La crise des dettes publiques devrait faire basculer le secteur du bâtiment français dans le rouge en 2012, avec une perte de 35.000 emplois, alors qu'il commençait tout juste à se remettre cette année de la crise de 2008.
"La crise des dettes publiques en zone euro et les politiques de réajustement budgétaire ont fracassé le mouvement de reprise économique qui a porté, et porte encore pour quelques mois, l'embellie quantitative de nos marchés", a déclaré le président de la FFB, Didier Ridoret, lors d'une conférence de presse.
Le secteur du bâtiment, qui emploie actuellement 1,17 million de salariés et 80.000 intérimaires, devrait perdre 35.000 emplois en 2012, dont les deux tiers d'intérimaires.
Il s'agit d'un retournement notable de tendance pour ce secteur qui va parvenir en 2011 à créer 9.000 emplois, dont 8.000 intérimaires.
"Une digue va lâcher" en 2012 avec un scénario "proche de celui des années 1990, qui va durablement affecter l'appareil de production", a prévenu M. Ridoret.
Les années précédentes (2008, 2009, 2010), le secteur avait certes perdu des emplois, mais dans une proportion bien moindre puisqu'il s'agissait d'une perte de 40.000 emplois en trois ans.
Le secteur devrait entrer en "récession" en 2012, avec une baisse de l'activité en volume de 1,9%, après avoir progressé de 1,2% en 2011, et chuté de 3,8% en 2010.
L'activité devrait toutefois rester "soutenue" au premier semestre 2012, eu égard au niveau élevé des permis de construire et des mises en chantier enregistrés lors du second semestre 2011, mais elle sera "en crise" dès l'été, sous l'effet conjugué des plans de rigueur pour réduire les déficits publics et la contraction, jugée "très probable", du crédit.
Le chiffre d'affaires devrait aussi se contracter.
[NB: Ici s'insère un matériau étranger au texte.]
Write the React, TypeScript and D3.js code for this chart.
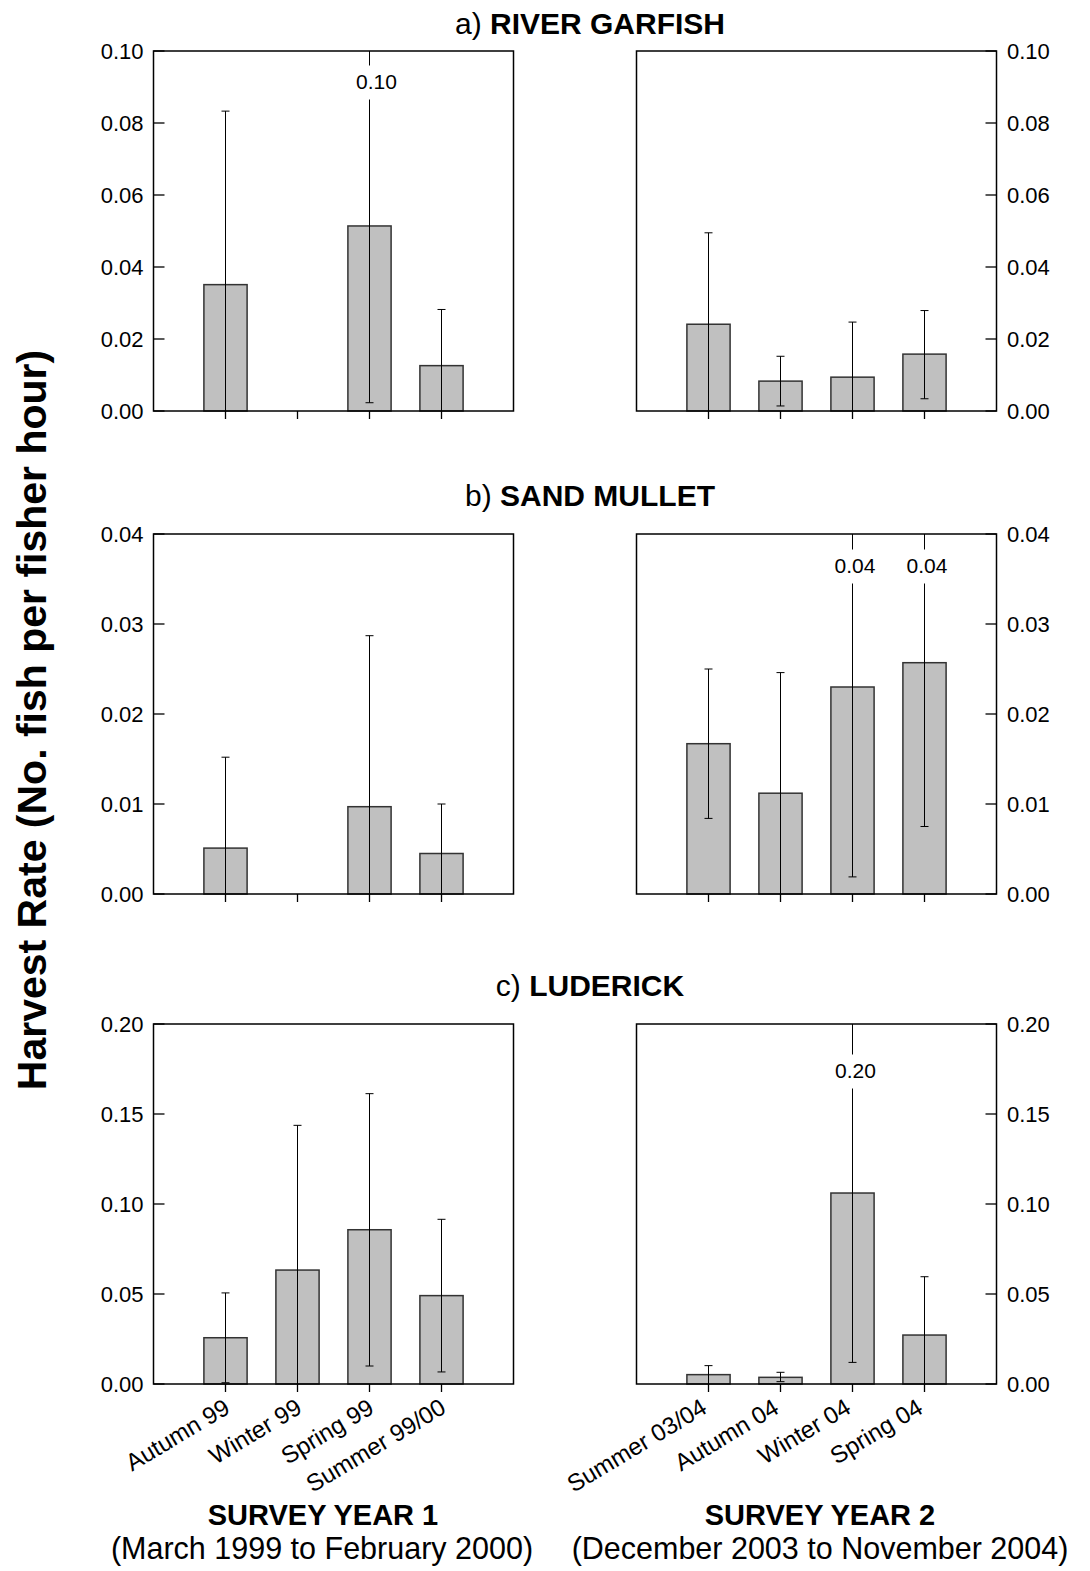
import React from "react";
import * as d3 from "d3";

const seasonsY1 = ["Autumn 99", "Winter 99", "Spring 99", "Summer 99/00"];
const seasonsY2 = ["Summer 03/04", "Autumn 04", "Winter 04", "Spring 04"];

// a) River garfish
const garfishY1Mean = [0.0351, null, 0.0514, 0.0126];
const garfishY1Upper = [0.0833, null, 0.1, 0.0282];
const garfishY1Lower = [null, null, 0.0023, null];
const garfishY2Mean = [0.0241, 0.0083, 0.0094, 0.0158];
const garfishY2Upper = [0.0495, 0.0152, 0.0247, 0.0279];
const garfishY2Lower = [null, 0.0014, null, 0.0034];

// b) Sand mullet
const mulletY1Mean = [0.0051, null, 0.0097, 0.0045];
const mulletY1Upper = [0.0152, null, 0.0287, 0.01];
const mulletY1Lower = [null, null, null, null];
const mulletY2Mean = [0.0167, 0.0112, 0.023, 0.0257];
const mulletY2Upper = [0.025, 0.0246, 0.04, 0.04];
const mulletY2Lower = [0.0084, null, 0.0019, 0.0075];

// c) Luderick
const luderickY1Mean = [0.0257, 0.0633, 0.0857, 0.0491];
const luderickY1Upper = [0.0506, 0.1437, 0.1613, 0.0915];
const luderickY1Lower = [0.0007, null, 0.01, 0.0067];
const luderickY2Mean = [0.0052, 0.0037, 0.1061, 0.0272];
const luderickY2Upper = [0.0102, 0.0065, 0.2, 0.0596];
const luderickY2Lower = [null, 0.0013, 0.012, null];

const garfishTicks = [0, 0.02, 0.04, 0.06, 0.08, 0.1];
const mulletTicks = [0, 0.01, 0.02, 0.03, 0.04];
const luderickTicks = [0, 0.05, 0.1, 0.15, 0.2];

const speciesPrefix = ["a) ", "b) ", "c) "];
const speciesNames = ["RIVER GARFISH", "SAND MULLET", "LUDERICK"];
const yearTitles = ["SURVEY YEAR 1", "SURVEY YEAR 2"];
const yearRanges = ["(March 1999 to February 2000)", "(December 2003 to November 2004)"];
const yAxisTitle = "Harvest Rate (No. fish per fisher hour)";

const FONT = "'Liberation Sans', Arial, Helvetica, sans-serif";
const W = 360;
const H = 360;
const LEFT_X = 153.5;
const RIGHT_X = 636.5;
const ROW_TOPS = [51, 534, 1024];
const TITLE_Y = [34, 506, 996];
const LABEL_OFFSET = [30.5, 31.5, 46.5];
const LABEL_DX = [7, 2.5, 3];
const fmt = d3.format(".2f");

type PanelProps = {
  x0: number;
  y0: number;
  side: "left" | "right";
  ticks: number[];
  means: (number | null)[];
  uppers: (number | null)[];
  lowers: (number | null)[];
  labels: string[] | null;
  labelOffset: number;
  labelDx: number;
};

function Panel({ x0, y0, side, ticks, means, uppers, lowers, labels, labelOffset, labelDx }: PanelProps) {
  const yMax = ticks[ticks.length - 1];
  const x = d3.scaleLinear().domain([0, means.length + 1]).range([x0, x0 + W]);
  const y = d3.scaleLinear().domain([0, yMax]).range([y0 + H, y0]);
  const step = x(1) - x(0);
  const bw = step * 0.6;
  const cap = 4;
  const labelY = y0 + labelOffset;
  return (
    <g>
      {means.map((m, i) =>
        m == null ? null : (
          <rect
            key={"b" + i}
            x={x(i + 1) - bw / 2}
            y={y(m)}
            width={bw}
            height={y(0) - y(m)}
            fill="#c0c0c0"
            stroke="#333"
            strokeWidth={1.5}
          />
        )
      )}
      {means.map((m, i) => {
        const up = uppers[i];
        if (m == null || up == null) return null;
        const lo = lowers[i];
        const cx = x(i + 1);
        const yLo = y(lo == null ? 0 : lo);
        const broken = up >= yMax;
        return (
          <g key={"e" + i} stroke="#000" strokeWidth={1}>
            {broken ? (
              <>
                <line x1={cx} x2={cx} y1={yLo} y2={labelY + 18} />
                <line x1={cx} x2={cx} y1={y0} y2={labelY - 16} />
                <text
                  x={cx + labelDx}
                  y={labelY}
                  dy="0.35em"
                  textAnchor="middle"
                  stroke="none"
                  fill="#000"
                  fontSize={21}
                  fontFamily={FONT}
                >
                  {fmt(up)}
                </text>
              </>
            ) : (
              <>
                <line x1={cx} x2={cx} y1={yLo} y2={y(up)} />
                <line x1={cx - cap} x2={cx + cap} y1={y(up)} y2={y(up)} />
              </>
            )}
            {lo != null && <line x1={cx - cap} x2={cx + cap} y1={yLo} y2={yLo} />}
          </g>
        );
      })}
      <rect x={x0} y={y0} width={W} height={H} fill="none" stroke="#000" strokeWidth={1.5} />
      {ticks.map((t, i) => {
        const ty = y(t);
        const edge = side === "left" ? x0 : x0 + W;
        const inner = side === "left" ? x0 + 11 : x0 + W - 11;
        return (
          <g key={"t" + i}>
            <line x1={edge} x2={inner} y1={ty} y2={ty} stroke="#000" strokeWidth={1.3} />
            <text
              x={side === "left" ? x0 - 10 : x0 + W + 10.5}
              y={ty}
              dy="0.35em"
              textAnchor={side === "left" ? "end" : "start"}
              fontSize={22}
              fontFamily={FONT}
              fill="#000"
            >
              {fmt(t)}
            </text>
          </g>
        );
      })}
      {means.map((_, i) => (
        <line
          key={"xt" + i}
          x1={x(i + 1)}
          x2={x(i + 1)}
          y1={y0 + H}
          y2={y0 + H + 8}
          stroke="#000"
          strokeWidth={1.3}
        />
      ))}
      {labels &&
        labels.map((lab, i) => (
          <text
            key={"xl" + i}
            transform={`translate(${x(i + 1) + (side === "left" ? 6 : 0)},${y0 + H + 28}) rotate(-31)`}
            textAnchor="end"
            fontSize={24}
            fontFamily={FONT}
            fill="#000"
          >
            {lab}
          </text>
        ))}
    </g>
  );
}

export default function App() {
  const rows = [
    {
      ticks: garfishTicks,
      y1: [garfishY1Mean, garfishY1Upper, garfishY1Lower],
      y2: [garfishY2Mean, garfishY2Upper, garfishY2Lower],
    },
    {
      ticks: mulletTicks,
      y1: [mulletY1Mean, mulletY1Upper, mulletY1Lower],
      y2: [mulletY2Mean, mulletY2Upper, mulletY2Lower],
    },
    {
      ticks: luderickTicks,
      y1: [luderickY1Mean, luderickY1Upper, luderickY1Lower],
      y2: [luderickY2Mean, luderickY2Upper, luderickY2Lower],
    },
  ];
  return (
    <svg
      width={1090}
      height={1571}
      style={{ position: "absolute", left: 0, top: 0, background: "#fff" }}
      fontFamily={FONT}
    >
      <rect x={0} y={0} width={1090} height={1571} fill="#fff" />
      {rows.map((r, ri) => (
        <g key={ri}>
          <text x={590} y={TITLE_Y[ri]} textAnchor="middle" fontSize={30} fill="#000">
            <tspan>{speciesPrefix[ri]}</tspan>
            <tspan fontWeight="bold">{speciesNames[ri]}</tspan>
          </text>
          <Panel
            x0={LEFT_X}
            y0={ROW_TOPS[ri]}
            side="left"
            ticks={r.ticks}
            means={r.y1[0]}
            uppers={r.y1[1]}
            lowers={r.y1[2]}
            labels={ri === 2 ? seasonsY1 : null}
            labelOffset={LABEL_OFFSET[ri]}
            labelDx={LABEL_DX[ri]}
          />
          <Panel
            x0={RIGHT_X}
            y0={ROW_TOPS[ri]}
            side="right"
            ticks={r.ticks}
            means={r.y2[0]}
            uppers={r.y2[1]}
            lowers={r.y2[2]}
            labels={ri === 2 ? seasonsY2 : null}
            labelOffset={LABEL_OFFSET[ri]}
            labelDx={LABEL_DX[ri]}
          />
        </g>
      ))}
      <text
        transform="translate(46,720) rotate(-90)"
        textAnchor="middle"
        fontSize={41}
        fontWeight="bold"
        fill="#000"
      >
        {yAxisTitle}
      </text>
      {[0, 1].map((k) => (
        <g key={"yr" + k}>
          <text x={k === 0 ? 323 : 820} y={1525} textAnchor="middle" fontSize={29} fontWeight="bold" fill="#000">
            {yearTitles[k]}
          </text>
          <text x={k === 0 ? 322 : 820} y={1559} textAnchor="middle" fontSize={30.5} fill="#000">
            {yearRanges[k]}
          </text>
        </g>
      ))}
    </svg>
  );
}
De 123 milliards d'euros en 2010, il devrait augmenter à 124,4 milliards en 2011, puis retomber à 122 milliards en 2012.
"La coupe est pleine"
Tous les domaines seront touchés: la fédération prévoit un recul de l'activité de 2,8% dans le logement neuf, de 1% dans le logement non résidentiel neuf, et de 1,7% dans l'amélioration entretien.
En matière de crédit, la fédération ne constate pas de "blocage" actuellement, mais voit des "difficultés" dans les collectivités territoriales. M. Ridoret a exprimé à cet égard des "doutes sur la capacité" de la structure composée de la Caisse des dépôts et de la Banque postale à financer ces collectivités.
La FFB craint aussi une chute des prix, alors que les coûts augmentent. "Nous sommes en particulier inquiets sur l'évolution des tarifs de nos fournisseurs", qui annoncent des hausses en janvier "que nous serons, comme par le passé, incapables de répercuter dans nos prix", a souligné M. Ridoret.
Pour lui, la hausse de la TVA de 5,5% à 7% "n'est pas la mesure la plus douloureuse" pour le bâtiment, contrairement à la suppression du prêt à taux zéro (PTZ+) dans l'ancien et du dispositif "Scellier", un avantage fiscal pour les investisseurs achetant des logements neufs pour les louer.
Très pessimiste en matière de croissance, M. Ridoret "ne voit pas comment on échappera à un troisième plan de rigueur".
Pour la fédération, le Produit intérieur brut, auquel le bâtiment contribue à hauteur de 5 à 7%, ne devrait croître que de 0,5% en 2012, alors que le gouvernement table sur 1% et l'Organisation de coopération et de développement économiques (OCDE) sur 0,3%. Le chômage atteindra lui près de 10%.
"La coupe est pleine. Les entreprises du bâtiment ne veulent plus contribuer encore" à la réduction des déficits publics, a estimé le dirigeant de la FFB, qui a de nouveau appelé au lancement d'un Grenelle de l'immobilier pour "remettre le secteur sur le chemin de la croissance".